Interesting note; I tried connecting with the ethernet cable again (with no success), however, if I click on the local area connection that the ethernet cable creates before it disappears in a matter of seconds and create a MAC bridge connection with it and my wireless connection, I can get online, with very unstable connectivity. So this method does not work, but I found that doing so actually allows the local area connection to stay shown with the ethernet cable plugged into both my laptop and Xbox 360 with a bridged connection. If I remove the cable, the connection goes away.


----------



## Apparition (Sep 2, 2012)

*Re: Laptop Doesn't Detect Ethernet Cable*

Note: I have checked in the Device Manager and my "RealTek PCIe GBE Family Controller" ethernet adapter does not show up. I have tried looking in BIOS as well with not luck as everything is enabled. (Couldn't change anything anyways since I have to figure out the admin password for some reason even though I am the admin and sign in everytime I log in). Only thing I can think of is either I should try uninstalling/reinstalling the network adapters I have left (Bluetooth Device (Person Area Network), Bluetooth Device (REFCOMM Protocol), and Intel(R) WiFi Link). Either that or maybe my ethernet port shorted out.


----------



## Old Rich (May 31, 2007)

*Re: Laptop Doesn't Detect Ethernet Cable*








and welcome to the Forum

Please post a screenshot of Device Manager with the Network Adaptor group expanded. . see the link in my signature for how


----------



## Apparition (Sep 2, 2012)

*Re: Laptop Doesn't Detect Ethernet Cable*

Thanks for the fast response.

Visible network adapters:

http://i1088.photobucket.com/albums/i331/Lost_Zero16/Untitled1.png

All hidden network adapters:

http://i1088.photobucket.com/albums/i331/Lost_Zero16/Picture.png


----------



## dai (Jul 2, 2004)

*Re: Laptop Doesn't Detect Ethernet Cable*

Code 45
Currently, this hardware device is not connected to the computer. (Code 45)
Recommended resolution

This error occurs if a device that was previously connected to the computer is no longer connected. To resolve this problem, reconnect this hardware device to the computer.

No resolution is necessary. This error code is only used to indicate the disconnected status of the device and does not require you to resolve it.
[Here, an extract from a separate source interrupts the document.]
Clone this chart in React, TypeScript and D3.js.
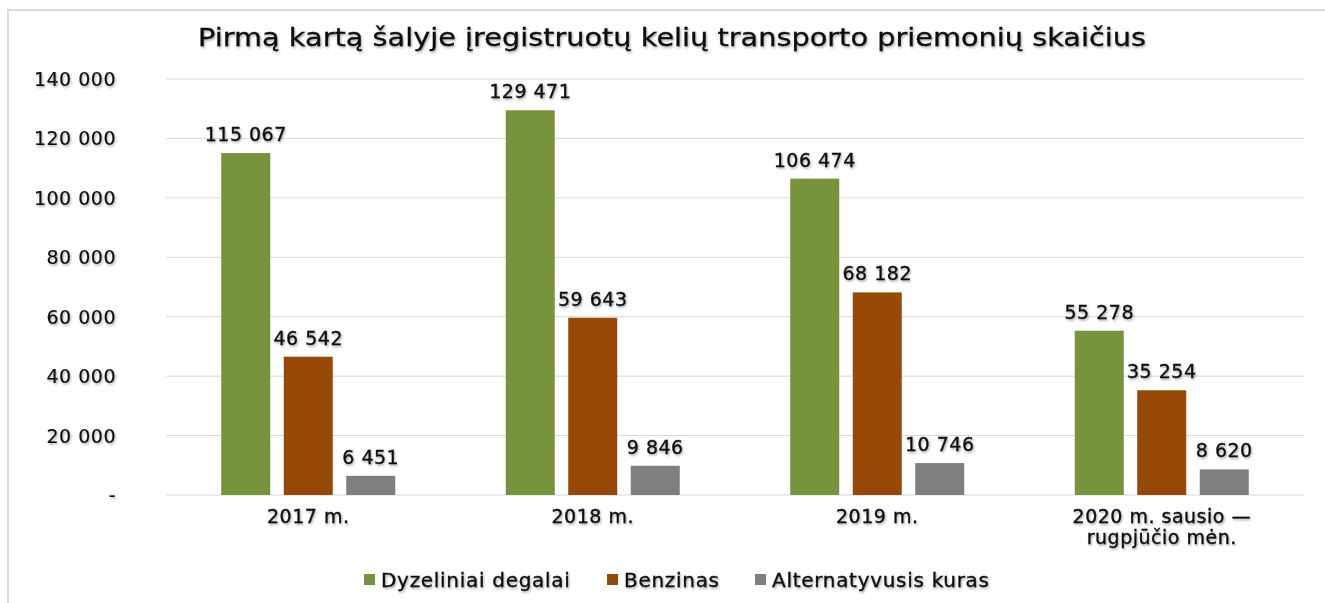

The error code resolves automatically when you connect the associated device to the computer

The following information is for the advanced user.

If Device Manager is started with the environment variable 
DEVMGR_SHOW_NONPRESENT_DEVICES
set to 1 (which means show these devices), any previously attached (NONPRESENT) devices are displayed in the device list and assigned this error code.

is the driver loaded


----------



## Apparition (Sep 2, 2012)

*Re: Laptop Doesn't Detect Ethernet Cable*



dai said:


> Code 45
> Currently, this hardware device is not connected to the computer. (Code 45)
> Recommended resolution
> 
> ...


I do understand what that error code means, and have looked it up, but the problem is not simply me disconnecting the ethernet cable from my laptop. I plug in the ethernet cable and it will show up for a second and disappear by itself. If I click on it fast enough and go to properties, the error code 45 is listed. It was just additional information to explain my larger problem.


----------



## dai (Jul 2, 2004)

*Re: Laptop Doesn't Detect Ethernet Cable*

have you tried reloading the driver

make and model of the laptop is?


----------



## Apparition (Sep 2, 2012)

*Re: Laptop Doesn't Detect Ethernet Cable*

How would I go about reloading the driver?
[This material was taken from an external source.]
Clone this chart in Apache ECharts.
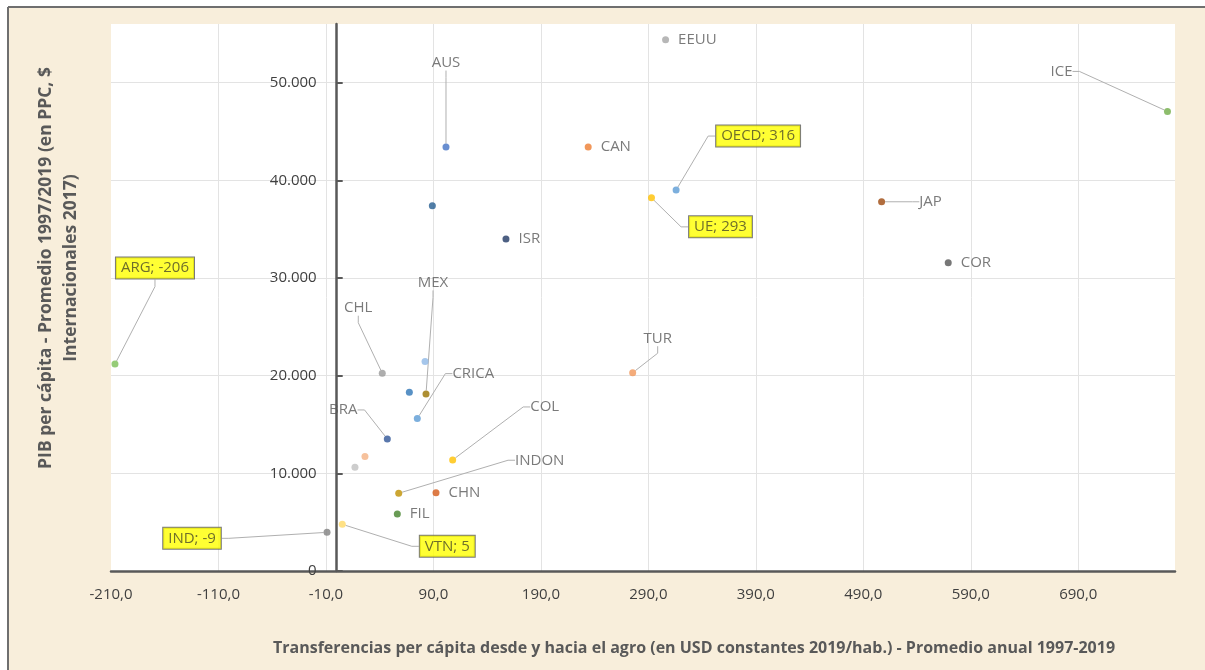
<!DOCTYPE html>
<html>
<head>
<meta charset="utf-8">
<script src="https://cdn.jsdelivr.net/npm/echarts@6/dist/echarts.min.js"></script>
<style>
html,body{margin:0;padding:0;background:#ffffff;}
#chart{width:1205px;height:670px;}
</style>
</head>
<body>
<div id="chart"></div>
<script>
// ---- Data ----
const countries = ['EEUU','ICE','CAN','OECD','UE','JAP','COR','AUS','P1','ISR','TUR','ARG','IND','VTN','FIL','CHN','INDON','COL','BRA','P2','P3','P4','CHL','P5','MEX','CRICA'];
// label text shown next to each point ('' = no label)
const pointLabels = ['EEUU','ICE','CAN','OECD','UE','JAP','COR','AUS','','ISR','TUR','ARG','IND','VTN','FIL','CHN','INDON','COL','BRA','','','','CHL','','MEX','CRICA'];
// Transfers per capita (USD 2019/hab.)
const transfers = [306, 773, 234, 315.8, 292.9, 507, 569, 101.7, 89, 157.5, 275.4, -206.3, -9, 5.2, 56.4, 92.4, 57.7, 107.9, 47.1, 26.3, 17, 82.2, 42.4, 67.6, 83.1, 75];
// GDP per capita (PPP, int. $ 2017)
const gdp = [54400, 47050, 43400, 39000, 38200, 37800, 31550, 43400, 37400, 34000, 20300, 21180, 3960, 4780, 5840, 8020, 7960, 11370, 13520, 11710, 10620, 21440, 20250, 18310, 18130, 15600];
// labels shown as "NAME; value" in a yellow box
const boxedLabels = ['OECD','UE','ARG','IND','VTN'];

// axis settings
const xMin = -210, xMax = 780, xStep = 100;
const yMin = 0, yMax = 56000, yStep = 10000;
const xTitle = 'Transferencias per cápita desde y hacia el agro (en USD constantes 2019/hab.) - Promedio anual 1997-2019';
const yTitle = 'PIB per cápita - Promedio 1997/2019 (en PPC, $\nInternacionales 2017)';

// ---- Layout & styles (kept apart from the data) ----
const W = 1205, H = 670;
const gridLeft = 111, gridRight = 30, gridTop = 24, gridBottom = 99;
const gridWidth = W - gridLeft - gridRight;
// the vertical axis crosses the horizontal one at x = 0
const yAxisShift = -((0 - xMin) / (xMax - xMin)) * gridWidth;

const pointColors = {
  EEUU:'#a5a5a5', ICE:'#70ad47', CAN:'#ed7d31', OECD:'#5b9bd5', UE:'#ffc000', JAP:'#9e480e',
  COR:'#555555', AUS:'#4472c4', P1:'#255e91', ISR:'#203864', TUR:'#f1975a', ARG:'#7cbf55',
  IND:'#7f7f7f', VTN:'#ffd966', FIL:'#43822b', CHN:'#d55a18', INDON:'#bf9000', COL:'#ffc000',
  BRA:'#2f5597', P2:'#f4b183', P3:'#c0c0c0', P4:'#8fb8e6', CHL:'#9a9a9a', P5:'#2e75b6',
  MEX:'#997300', CRICA:'#5b9bd5'
};
const rightLabels = ['EEUU','CAN','ISR','COR','CHN','FIL'];
const labelOffsets = {
  ICE:[-106,-40], OECD:[82,-54], UE:[69,29], JAP:[49,0], AUS:[0,-84], TUR:[25,-34],
  ARG:[40,-96], IND:[-135,6], VTN:[105,22], INDON:[141,-33], COL:[92,-53], BRA:[-44,-29],
  CHL:[-24,-65], MEX:[7,-111], CRICA:[56,-45]
};

const FONT = "'Open Sans', 'Noto Sans', sans-serif";
const TXT = '#595959';

const seriesData = countries.map(function (c, i) {
  const item = {
    name: c,
    value: [transfers[i], gdp[i]],
    itemStyle: { color: pointColors[c] }
  };
  const text = pointLabels[i];
  if (!text) {
    item.label = { show: false };
  } else {
    const boxed = boxedLabels.indexOf(c) >= 0;
    const lbl = {
      show: true,
      formatter: boxed ? (text + '; ' + Math.round(transfers[i])) : text,
      position: rightLabels.indexOf(c) >= 0 ? 'right' : 'inside',
      distance: 9,
      color: TXT,
      fontSize: 15,
      fontFamily: FONT
    };
    if (boxed) {
      lbl.backgroundColor = '#ffff00';
      lbl.borderColor = '#595959';
      lbl.borderWidth = 1;
      lbl.padding = [4, 5, 2, 5];
      lbl.color = '#4a4a28';
    }
    item.label = lbl;
    if (labelOffsets[c]) {
      item.labelLine = { show: true, length2: 7, lineStyle: { color: '#b0b0b0', width: 1 } };
    }
  }
  return item;
});

const chart = echarts.init(document.getElementById('chart'), null, { renderer: 'canvas' });
chart.setOption({
  backgroundColor: '#f8eedb',
  animation: false,
  grid: {
    left: gridLeft, right: gridRight, top: gridTop, bottom: gridBottom,
    show: true, backgroundColor: '#ffffff', borderWidth: 0, borderColor: 'transparent'
  },
  xAxis: {
    type: 'value', min: xMin, max: xMax, interval: xStep,
    axisLine: { show: true, onZero: true, lineStyle: { color: '#595959', width: 2.5 } },
    axisTick: { show: false },
    splitLine: { show: true, showMinLine: false, showMaxLine: false, lineStyle: { color: '#e3e3e3', width: 1 } },
    axisLabel: {
      showMaxLabel: false, margin: 16, color: '#404040', fontSize: 15, fontFamily: FONT,
      formatter: function (v) { return v.toFixed(1).replace('.', ','); }
    }
  },
  yAxis: {
    type: 'value', min: yMin, max: yMax, interval: yStep,
    offset: yAxisShift,
    axisLine: { show: true, onZero: false, lineStyle: { color: '#595959', width: 2.5 } },
    axisTick: { show: true, inside: true, length: 6, lineStyle: { color: '#595959', width: 2 } },
    splitLine: { show: true, showMaxLine: false, lineStyle: { color: '#e3e3e3', width: 1 } },
    axisLabel: {
      showMaxLabel: false, margin: 20, color: '#404040', fontSize: 15, fontFamily: FONT,
      formatter: function (v) { return v.toLocaleString('de-DE'); }
    }
  },
  graphic: [
    { type: 'rect', shape: { x: 0, y: 0, width: W, height: 7 }, style: { fill: '#ffffff' }, silent: true },
    { type: 'rect', shape: { x: 0, y: 0, width: 8, height: H }, style: { fill: '#ffffff' }, silent: true },
    { type: 'line', shape: { x1: 8, y1: 7, x2: W, y2: 7 }, style: { stroke: '#6f6f6f', lineWidth: 2 }, silent: true },
    { type: 'line', shape: { x1: 8, y1: 7, x2: 8, y2: H }, style: { stroke: '#6f6f6f', lineWidth: 2 }, silent: true },
    {
      type: 'text', x: 694, y: 648, z: 10, silent: true,
      style: { text: xTitle, fill: TXT, font: 'bold 16px ' + FONT, textAlign: 'center', textVerticalAlign: 'middle' }
    },
    {
      type: 'text', x: 59, y: 268, rotation: Math.PI / 2, z: 10, silent: true,
      style: { text: yTitle, fill: TXT, font: 'bold 17.5px ' + FONT, textAlign: 'center', textVerticalAlign: 'middle', lineHeight: 25 }
    }
  ],
  series: [{
    type: 'scatter',
    symbol: 'circle',
    symbolSize: 7,
    data: seriesData,
    labelLayout: function (p) {
      const off = labelOffsets[countries[p.dataIndex]];
      return off ? { dx: off[0], dy: off[1] } : {};
    },
    emphasis: { disabled: true }
  }]
});
</script>
</body>
</html>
Also, I have a Dell Inspiron N5010 laptop.


----------



## dai (Jul 2, 2004)

*Re: Laptop Doesn't Detect Ethernet Cable*

drivers located here

Dell Inspiron N5010 Drivers - download tag - Softpedia


----------



## Apparition (Sep 2, 2012)

*Re: Laptop Doesn't Detect Ethernet Cable*

I did a scan of my computer to see if I needed to update my drivers. I came up with some interesting results, saying that I have some bad drivers including my ethernet port driver. Do you recommend I download all of these?
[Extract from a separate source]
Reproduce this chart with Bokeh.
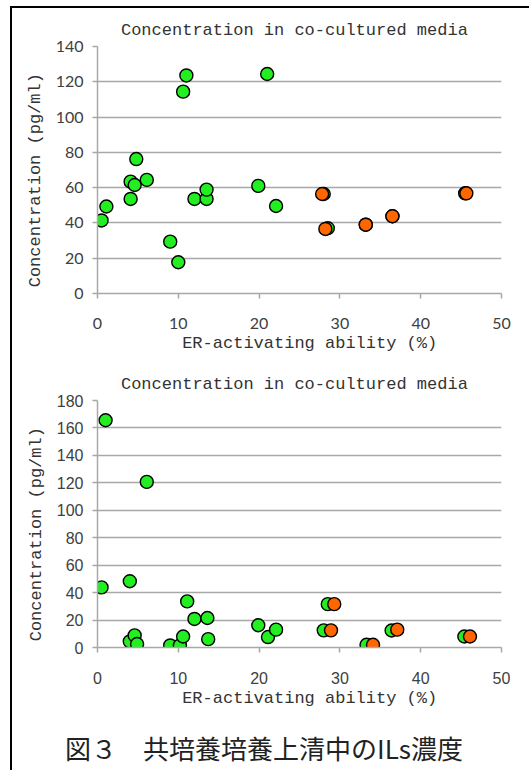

http://i1088.photobucket.com/albums/i331/Lost_Zero16/random.png

http://i1088.photobucket.com/albums/i331/Lost_Zero16/random2.png


----------



## Old Rich (May 31, 2007)

*Re: Laptop Doesn't Detect Ethernet Cable*

Dont use that software to download the drivers . . get them straight from Dell!


----------



## Apparition (Sep 2, 2012)

*Re: Laptop Doesn't Detect Ethernet Cable*

I'm not sure as to which drivers I need though. Should I just download all drivers concerned with my Realtek ethernet port, or should I download drivers for everything that program said was wrong with my drivers?


----------



## Old Rich (May 31, 2007)

*Re: Laptop Doesn't Detect Ethernet Cable*

I would start with installing the Chipset driver, then the driver for the network adaptor


----------



## Apparition (Sep 2, 2012)

*Re: Laptop Doesn't Detect Ethernet Cable*

Do you have any links to these? Or anything to search for?


----------



## dai (Jul 2, 2004)

*Re: Laptop Doesn't Detect Ethernet Cable*

they should be in the link i gave you in post 10

Dell Inspiron N5010 Drivers - download tag - Softpedia


----------



## Apparition (Sep 2, 2012)

*Re: Laptop Doesn't Detect Ethernet Cable*

I don't want to download them from that website since they install a lot of added tool bars, etc. So I'll look up the drivers on that website and find them at the Dell website.


----------